Samira Sabzian, la sposa bambina che dieci anni fa aveva ucciso il marito violento, è stata impiccata in Iran. «È la 18esima donna messa a morte» quest’anno nel regime degli ayatollah, «su un totale di 800 impiccagioni», ha ricordato il portavoce, di Amnesty International Italia, Riccardo Noury. Esecuzioni fatte con un macabro scenario che utilizza le gru per rendere ancora più violenta l’impiccagione stessa. La repubblica islamica ha il più alto numero di esecuzioni pro capite al mondo.

«Le leggi iraniane consentono i matrimoni forzati e precoci, dall’età di 13 anni per le bambine. Ma non proteggono le donne dalla violenza domestica e poi le ammazzano quando si ribellano», ha denunciato sempre Amnesty International Italia.

Parole che descrivono bene la stagione della repressione in corso in Iran verso i dissidenti. Una repressione che si manifesta non più in modo casuale e di massa, ma mirato e teso a colpire i simboli della ribellione al regime teocratico della repubblica islamica, nata nel 1979 con il ritorno in patria dall’esilio in Francia dell’ayatollah Ruhollah Khomeini e la fuga a gennaio dello stesso anno dello scià, ormai malato, Reza Pahlavi, un modernizzatore che voleva imitare l’opera di Kemal Ataturk in Turchia e invece fallì il suo scopo.

Basti ricordare che nel 1936, lo scià aveva imposto, sulle orme proprio di Ataturk, il divieto alle donne di indossare l’hijab e altri veli islamici in pubblico.

Non solo, ai tempi dello scià le donne iraniane pilotavano aerei di linea e potevano vestire all’occidentale per le vie di Teheran. Ma proprio nel corso delle rivolte contro lo scià che voleva introdurre il concetto di laicità dello stato in Iran, le donne più conservatrici iraniane usarono proprio lo chador in piazza come metafora della ribellione. Come ha scritto il premio Nobel per la letteratura, Orhan Pamuk, nel suo romanzo Neve, il velo è un simbolo potentissimo e identitario.

«Samira è stata vittima della pratica dei matrimoni precoci e ho visto quanto ha sofferto in carcere per il fatto che le è stato negato la possibilità di incontrare i suoi figli», ha aggiunto sui social network Mozhgan Keshavarz, l’attivista iraniana che è stata sua compagna di cella e che ha trascorso quasi tre anni dietro le sbarre, per lo più nella famigerata prigione di Evin a Teheran. Purtroppo una campagna di una settimana non è stata sufficiente per salvarla.

Masha Amini

La vicenda di Sabzian si intreccia con quella di Masha Amini, picchiata a sangue perché indossava male il velo. Un pestaggio da parte della polizia morale che le è costato la vita all’età di soli 22 anni.
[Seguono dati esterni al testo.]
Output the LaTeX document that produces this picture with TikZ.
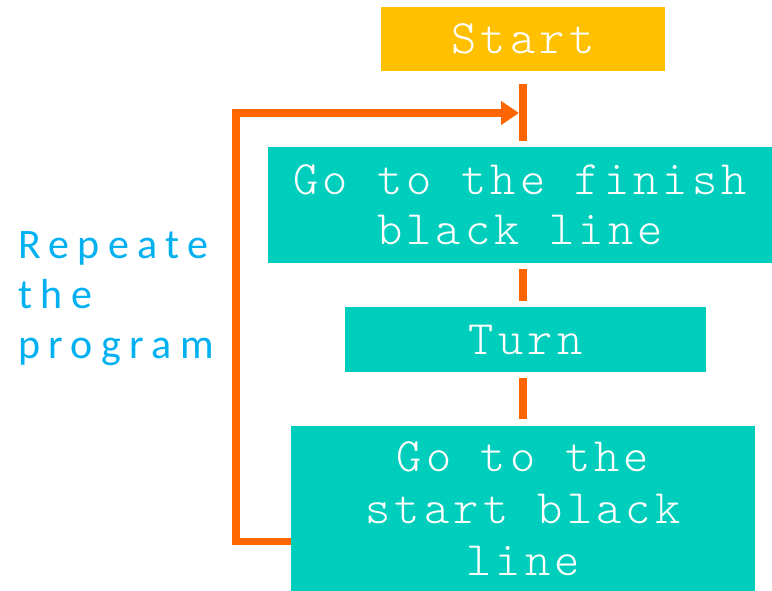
\documentclass[tikz,border=0pt]{standalone}
\usepackage{fontspec}
\usetikzlibrary{arrows.meta}
\newfontfamily\boxfont[LetterSpace=8.8]{Latin Modern Mono Light}
\newfontfamily\notefont[LetterSpace=20]{Carlito}
\definecolor{startgold}{HTML}{FFC000}
\definecolor{stepteal}{HTML}{00CEBC}
\definecolor{flowor}{HTML}{FF6600}
\definecolor{noteblue}{HTML}{00B0F0}
\begin{document}
\begin{tikzpicture}[x=1pt,y=-1pt,
  stepbox/.style={rectangle, inner sep=0pt, align=center, text=white,
    font={\boxfont\fontsize{48}{50}\selectfont}},
  flow/.style={draw=flowor, line width=8pt},
  loopline/.style={draw=flowor, line width=7.5pt, line join=miter}]
  \useasboundingbox (0,0) rectangle (772,591);

  % process steps
  \node[stepbox, fill=startgold, minimum width=284pt, minimum height=64pt]
    (start) at (523,39) {Start};
  \node[stepbox, fill=stepteal, minimum width=504pt, minimum height=116pt]
    (finish) at (520,205) {Go to the finish\\black line};
  \node[stepbox, fill=stepteal, minimum width=361pt, minimum height=65pt]
    (turn) at (525.5,339.5) {Turn};
  \node[stepbox, fill=stepteal, minimum width=464pt, minimum height=165pt,
    font={\boxfont\fontsize{48}{52}\selectfont}]
    (back) at (523,508.5) {Go to the\\start black\\line};

  % connectors between the steps
  \draw[flow, shorten <=13pt, shorten >=6pt] (start.south) -- (start.south |- finish.north);
  \draw[flow, shorten <=6pt, shorten >=6pt] (start.south |- finish.south) -- (start.south |- turn.north);
  \draw[flow, shorten <=6pt, shorten >=7pt] (start.south |- turn.south) -- (start.south |- back.north);

  % loop back to the top
  \coordinate (join) at (519,113);
  \coordinate (bend) at (236,113);
  \draw[loopline, -{Triangle[length=18pt,width=23pt]}]
    ([yshift=-33pt]back.west) -- ([yshift=-33pt]back.west -| bend) -- (bend) -- (join);

  % note beside the loop
  \node[anchor=base west, inner sep=0pt, align=left, text=noteblue,
    font={\notefont\fontsize{42}{50}\selectfont}] (note) at (18,358)
    {Repeate\\the\\program};
\end{tikzpicture}
\end{document}
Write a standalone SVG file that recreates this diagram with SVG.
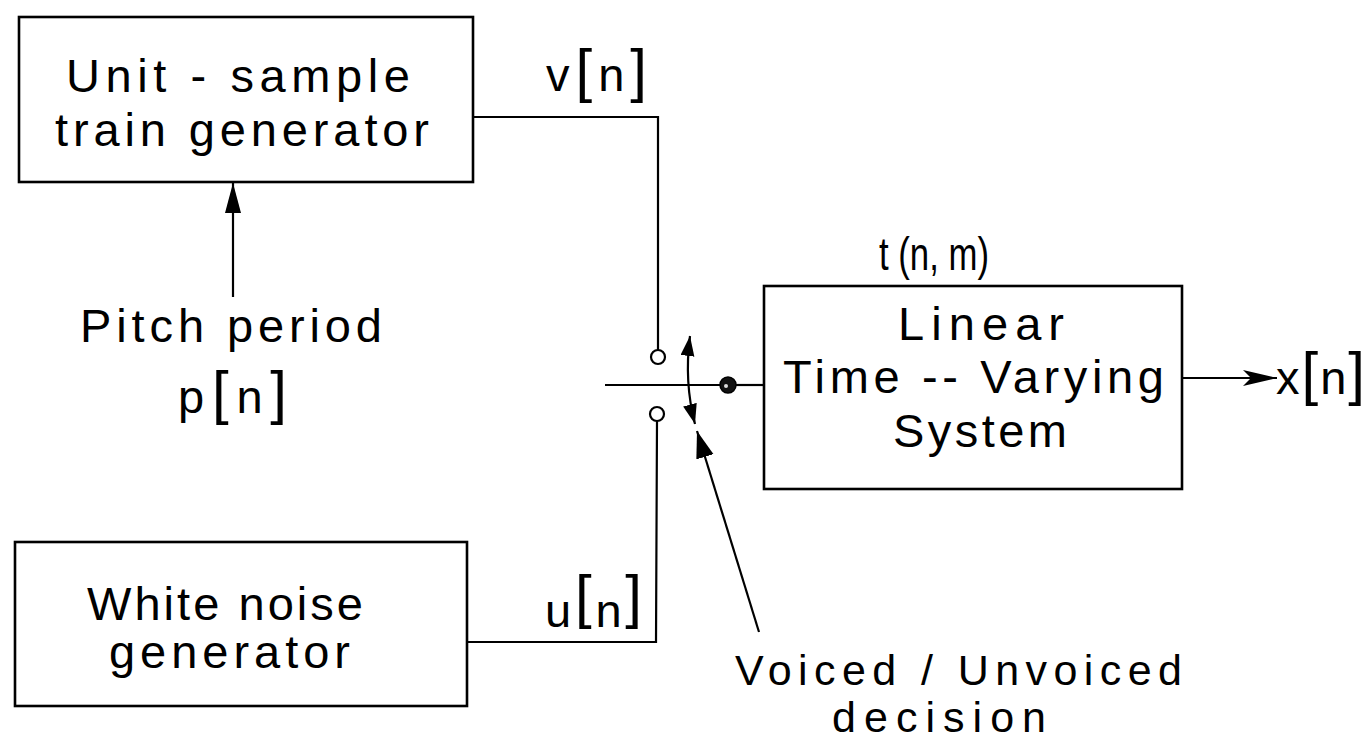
<svg xmlns="http://www.w3.org/2000/svg" width="1371" height="742" viewBox="0 0 1371 742">
<style>
.box{fill:none;stroke:#000;stroke-width:2.6}
.ln{fill:none;stroke:#000;stroke-width:2.2}
text{font-family:"Liberation Sans",Arial,sans-serif;font-size:47px;fill:#000}
.br{font-size:60px}
.dec{font-size:43px}
</style>
<defs>
<marker id="ahBig" markerUnits="userSpaceOnUse" markerWidth="40" markerHeight="24" refX="30" refY="8" orient="auto"><path d="M0,0 L30,8 L0,16 z" fill="#000"/></marker>
<marker id="ahDec" markerUnits="userSpaceOnUse" markerWidth="40" markerHeight="24" refX="27" refY="9" orient="auto"><path d="M0,0 L27,9 L0,18 z" fill="#000"/></marker>
<marker id="ahOut" markerUnits="userSpaceOnUse" markerWidth="40" markerHeight="24" refX="34" refY="8" orient="auto"><path d="M0,0 L34,8 L0,16 L8,8 z" fill="#000"/></marker>
<marker id="ahSw" markerUnits="userSpaceOnUse" markerWidth="30" markerHeight="20" refX="20" refY="7" orient="auto-start-reverse"><path d="M0,0 L20,7 L0,14 z" fill="#000"/></marker>
</defs>
<rect width="1371" height="742" fill="#fff"/>

<g id="pulse-generator">
<rect class="box" x="19" y="17" width="454" height="165"/>
<text x="66" y="92" textLength="344" lengthAdjust="spacing">Unit - sample</text>
<text x="55" y="146" textLength="374" lengthAdjust="spacing">train generator</text>
</g>

<g id="noise-generator">
<rect class="box" x="15" y="542" width="452" height="164"/>
<text x="87" y="620" textLength="276" lengthAdjust="spacing">White noise</text>
<text x="109" y="668" textLength="241" lengthAdjust="spacing">generator</text>
</g>

<g id="ltv-system">
<rect class="box" x="764" y="286" width="418" height="203"/>
<text x="898" y="340" textLength="166" lengthAdjust="spacing">Linear</text>
<text x="783" y="393" textLength="381" lengthAdjust="spacing">Time -- Varying</text>
<text x="893" y="447" textLength="174" lengthAdjust="spacing">System</text>
<text x="879" y="270" font-size="44" textLength="110" lengthAdjust="spacingAndGlyphs">t (n, m)</text>
</g>

<g id="pitch-label">
<text x="80" y="342" textLength="302" lengthAdjust="spacing">Pitch period</text>
<text x="178" y="413" textLength="109" lengthAdjust="spacing">p<tspan class="br">[</tspan>n<tspan class="br">]</tspan></text>
</g>

<g id="signal-labels">
<text x="546" y="91" textLength="101" lengthAdjust="spacing">v<tspan class="br">[</tspan>n<tspan class="br">]</tspan></text>
<text x="545" y="627" textLength="97" lengthAdjust="spacing">u<tspan class="br" dy="-10">[</tspan><tspan dy="10">n</tspan><tspan class="br" dy="-10">]</tspan></text>
<text x="1276" y="394" textLength="89" lengthAdjust="spacing">x<tspan class="br">[</tspan>n<tspan class="br">]</tspan></text>
</g>

<g id="decision-label">
<text class="dec" x="735" y="685" textLength="447" lengthAdjust="spacing">Voiced / Unvoiced</text>
<text class="dec" x="832" y="732" textLength="214" lengthAdjust="spacing">decision</text>
</g>

<g id="switch">
<circle cx="658" cy="357" r="7" fill="#fff" stroke="#000" stroke-width="2.2"/>
<circle cx="657" cy="414" r="7" fill="#fff" stroke="#000" stroke-width="2.2"/>
<circle cx="728" cy="385" r="8" fill="#111" stroke="#000" stroke-width="1.5"/>
<circle cx="726" cy="386" r="2" fill="#ddd"/>
</g>

<g id="connectors">
<polyline class="ln" points="473,117 658,117 658,350"/>
<polyline class="ln" points="467,642 656,642 657,421"/>
<line class="ln" x1="605" y1="385" x2="720" y2="385"/>
<line class="ln" x1="736" y1="385" x2="764" y2="385"/>
<line class="ln" x1="233" y1="297" x2="233" y2="183" marker-end="url(#ahBig)"/>
<line class="ln" x1="1182" y1="378" x2="1277" y2="378" marker-end="url(#ahOut)"/>
<line class="ln" x1="759" y1="632" x2="697" y2="431" marker-end="url(#ahDec)"/>
<path class="ln" d="M690,336 Q684,382 695,424" marker-start="url(#ahSw)" marker-end="url(#ahSw)"/>
</g>
</svg>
Masha Amini era originaria del Kurdistan iraniano (una minoranza etnica) e si trovava in vacanza con la famiglia a Teheran, quindi con nessuna velleità di sfida al regime teocratico. Da quell’uccisione è nata una protesta che per mesi ha infiammato il paese spinta dai giovani che non tollerano più quelle imposizioni ritenute delle gabbie ideologiche alle loro vite.

Ma se non ci fosse stata la determinazione di Niloofar Hamedi e Elahe Mohammadi, le reporter che per prime hanno raccontato al mondo la storia della 22enne, non ci sarebbero state nemmeno le proteste che hanno fatto vacillare il regime. Ovviamente le due giornaliste sono state arrestate con accuse che come di consueto in Iran possono portare anche a una condanna a morte.

La sedia vuota a Oslo

Ma c’è un’altra donna iraniana simbolo della lotta contro il regime. Nel corso della cerimonia per l’assegnazione del premio Nobel per la pace 2023, assegnato il 10 dicembre a Oslo all’attivista iraniana Narges Mohammadi, mancava proprio lei, perché imprigionata nel suo paese. Mohammadi è stata rappresentata dai figli che vivono in esilio in Francia.

Si tratta di donne diverse per estrazione sociale e grado di istruzione, accomunate dal desiderio di libertà. «Samira era tra i membri più vulnerabili di una società senza voce», ha scritto su X il cofondatore e portavoce dell’ong Iran Human Rights, Mahmood Amiry-Moghaddam.

Alla repressione che colpisce chiunque sfidi il regime della guida suprema Alì Khamenei si contrappone una rete di donne diverse che non si conoscono fra loro ma sono unite dal medesimo desiderio di riscatto. Ed è questa la novità di questa stagione della repressione in Iran. La rete delle donne si sta facendo sempre più estesa e sempre più forte, con tre parole d’ordine comuni a tutte: donna, vita, libertà.